— Start of Information supplied —
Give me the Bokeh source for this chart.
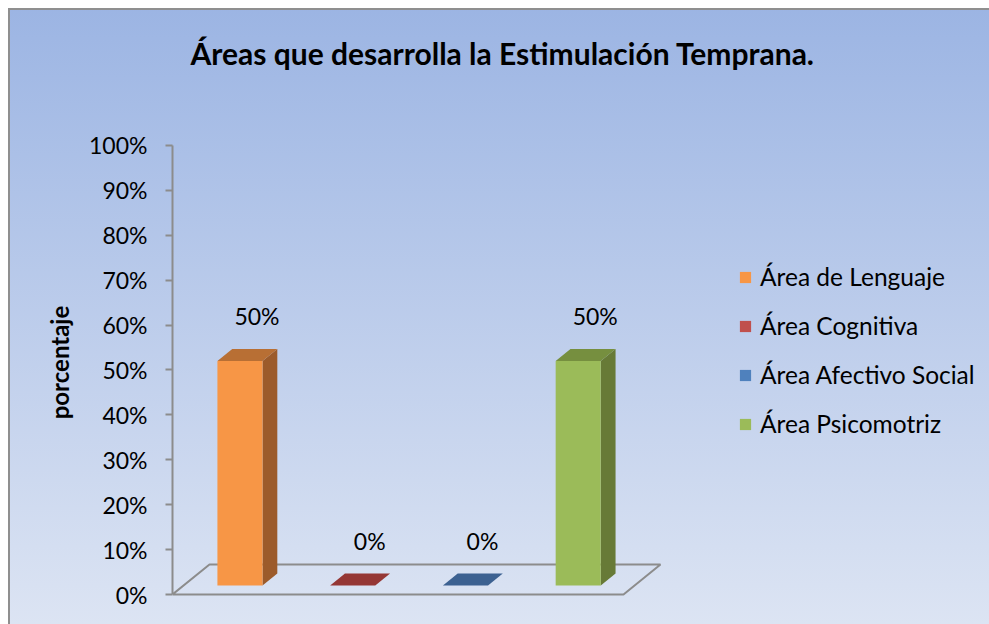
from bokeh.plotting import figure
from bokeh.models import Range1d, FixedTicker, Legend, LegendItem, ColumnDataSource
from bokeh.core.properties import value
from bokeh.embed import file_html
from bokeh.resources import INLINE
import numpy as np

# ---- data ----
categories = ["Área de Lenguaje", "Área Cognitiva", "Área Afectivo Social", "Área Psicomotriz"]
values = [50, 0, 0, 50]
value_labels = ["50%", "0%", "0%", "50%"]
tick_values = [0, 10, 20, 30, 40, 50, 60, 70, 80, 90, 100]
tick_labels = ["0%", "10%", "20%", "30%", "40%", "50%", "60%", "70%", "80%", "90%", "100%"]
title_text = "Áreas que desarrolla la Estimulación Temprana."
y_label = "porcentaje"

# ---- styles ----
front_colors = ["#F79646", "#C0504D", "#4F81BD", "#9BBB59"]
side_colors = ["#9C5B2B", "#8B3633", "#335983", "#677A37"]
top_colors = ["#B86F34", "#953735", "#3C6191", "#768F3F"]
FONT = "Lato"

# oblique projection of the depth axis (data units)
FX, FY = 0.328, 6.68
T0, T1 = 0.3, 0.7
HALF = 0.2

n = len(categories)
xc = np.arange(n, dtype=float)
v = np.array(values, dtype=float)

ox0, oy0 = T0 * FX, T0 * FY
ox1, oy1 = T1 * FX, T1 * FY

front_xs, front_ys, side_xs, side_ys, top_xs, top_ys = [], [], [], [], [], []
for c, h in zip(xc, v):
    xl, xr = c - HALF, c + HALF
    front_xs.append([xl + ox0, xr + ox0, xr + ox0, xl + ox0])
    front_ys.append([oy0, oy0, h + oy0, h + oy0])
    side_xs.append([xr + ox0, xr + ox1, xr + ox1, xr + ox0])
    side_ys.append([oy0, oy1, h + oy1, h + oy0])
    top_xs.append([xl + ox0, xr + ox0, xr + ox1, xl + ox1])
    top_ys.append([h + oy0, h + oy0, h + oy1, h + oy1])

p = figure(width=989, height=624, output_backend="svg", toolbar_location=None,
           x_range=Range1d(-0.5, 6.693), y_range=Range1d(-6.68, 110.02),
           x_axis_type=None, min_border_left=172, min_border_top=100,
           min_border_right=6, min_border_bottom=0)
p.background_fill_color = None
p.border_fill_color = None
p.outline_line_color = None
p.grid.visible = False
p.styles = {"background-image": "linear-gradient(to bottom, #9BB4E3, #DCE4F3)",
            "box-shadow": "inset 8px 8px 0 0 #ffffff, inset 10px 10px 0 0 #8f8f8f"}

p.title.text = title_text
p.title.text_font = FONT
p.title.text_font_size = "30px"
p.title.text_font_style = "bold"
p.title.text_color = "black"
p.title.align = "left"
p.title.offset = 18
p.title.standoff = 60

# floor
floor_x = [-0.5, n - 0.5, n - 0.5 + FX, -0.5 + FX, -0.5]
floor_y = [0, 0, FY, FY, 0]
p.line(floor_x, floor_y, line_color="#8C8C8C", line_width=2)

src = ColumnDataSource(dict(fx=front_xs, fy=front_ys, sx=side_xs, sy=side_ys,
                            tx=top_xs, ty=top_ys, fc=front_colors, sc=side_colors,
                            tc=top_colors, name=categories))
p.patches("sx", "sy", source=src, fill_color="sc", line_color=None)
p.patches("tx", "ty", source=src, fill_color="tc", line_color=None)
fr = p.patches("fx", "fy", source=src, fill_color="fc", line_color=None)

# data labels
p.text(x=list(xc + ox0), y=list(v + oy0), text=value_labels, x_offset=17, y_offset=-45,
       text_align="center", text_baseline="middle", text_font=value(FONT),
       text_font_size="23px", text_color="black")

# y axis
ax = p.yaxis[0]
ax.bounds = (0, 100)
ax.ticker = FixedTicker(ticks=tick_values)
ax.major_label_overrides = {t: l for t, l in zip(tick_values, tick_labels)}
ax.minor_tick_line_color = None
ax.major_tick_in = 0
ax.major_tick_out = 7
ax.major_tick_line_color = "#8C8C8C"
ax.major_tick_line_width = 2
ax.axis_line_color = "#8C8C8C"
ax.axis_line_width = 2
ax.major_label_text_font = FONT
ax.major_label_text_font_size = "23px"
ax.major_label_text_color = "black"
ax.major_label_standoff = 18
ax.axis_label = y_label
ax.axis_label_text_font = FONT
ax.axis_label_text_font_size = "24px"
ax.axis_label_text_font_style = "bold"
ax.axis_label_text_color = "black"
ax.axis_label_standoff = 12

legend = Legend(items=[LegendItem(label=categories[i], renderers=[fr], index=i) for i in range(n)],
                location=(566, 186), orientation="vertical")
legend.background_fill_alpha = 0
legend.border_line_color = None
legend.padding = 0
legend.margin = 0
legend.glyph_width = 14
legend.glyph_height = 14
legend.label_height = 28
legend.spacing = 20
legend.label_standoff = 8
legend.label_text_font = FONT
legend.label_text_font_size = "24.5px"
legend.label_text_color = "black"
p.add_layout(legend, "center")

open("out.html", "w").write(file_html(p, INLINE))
— End of Information supplied —
**Request:** Write out exactly the lines between the start of the data and the line with "import numpy as np", including both, but none of the pictures.

**Expected answer:**
Give me the Bokeh source for this chart.
from bokeh.plotting import figure
from bokeh.models import Range1d, FixedTicker, Legend, LegendItem, ColumnDataSource
from bokeh.core.properties import value
from bokeh.embed import file_html
from bokeh.resources import INLINE
import numpy as np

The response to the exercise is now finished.